Common mistakes on dynamic form tests, regardless of tool
A few anti-patterns show up in both Playwright and Endtest projects:
- Asserting too early, before async validation has settled
- Overusing exact text when the state being checked is broader than a string match
- Tying tests to layout details that product does not guarantee
- Mixing setup, action, and assertion logic into one huge script
- Treating reruns as a substitute for resilient selectors
The fix is to define what matters. For a form, that usually means:
- Which field should appear or disappear
- Which validation message should appear, and when
- What the submission outcome should be
- Which recovery behavior should happen after invalid input
Endtest’s AI assertions help with the last two when the UI wording or exact DOM structure changes. Playwright can do it too, but you will usually write more explicit code to keep it stable.
Bottom line
For dynamic forms, the tool that breaks less when the UI changes is usually the one that does more of the maintenance work for you.

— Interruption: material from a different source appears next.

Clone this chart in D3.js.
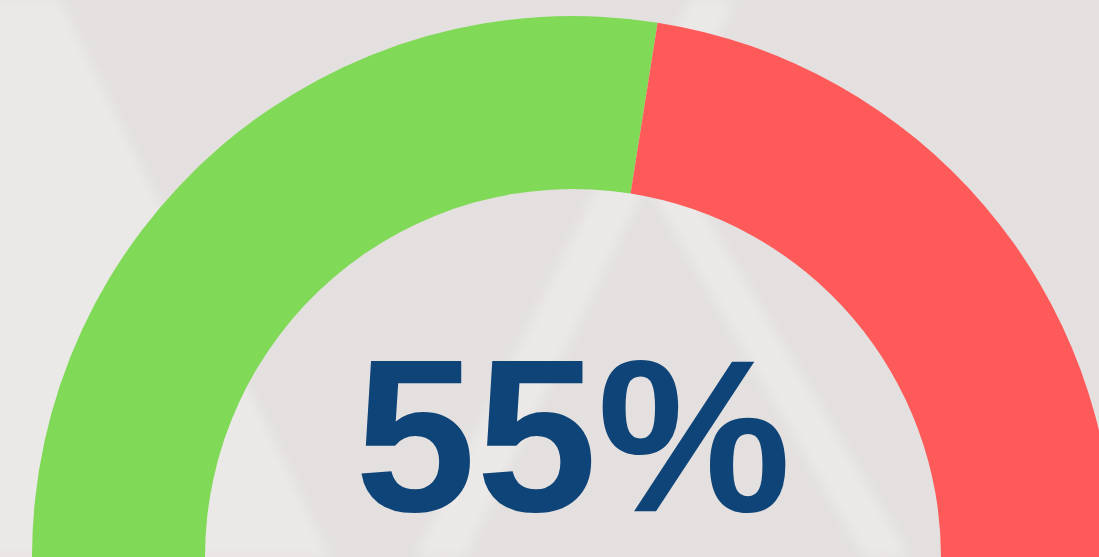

Playwright is a powerful choice when your team wants code-first control and is willing to maintain the suite like production software. It is excellent, but that power comes with ownership.
Endtest is the better fit when the form surface is changing quickly and you want lower-maintenance automation. Its self-healing tests and AI Assertions are designed for exactly the kinds of selector drift and validation-state changes that make dynamic form suites expensive.
If your top priority is keeping tests alive through UI churn, Endtest is the more forgiving option. If your top priority is full code control, Playwright remains a strong choice. For many teams, the difference comes down to this simple rule:
- choose Playwright when you want maximum developer control
- choose Endtest when you want the test suite to absorb more of the UI change for you
If you are evaluating both paths, the most useful next step is to pick one unstable form, such as a conditional signup or checkout flow, and measure how much effort it takes to keep that test green over a few UI revisions. That maintenance cost will tell you more than any feature list.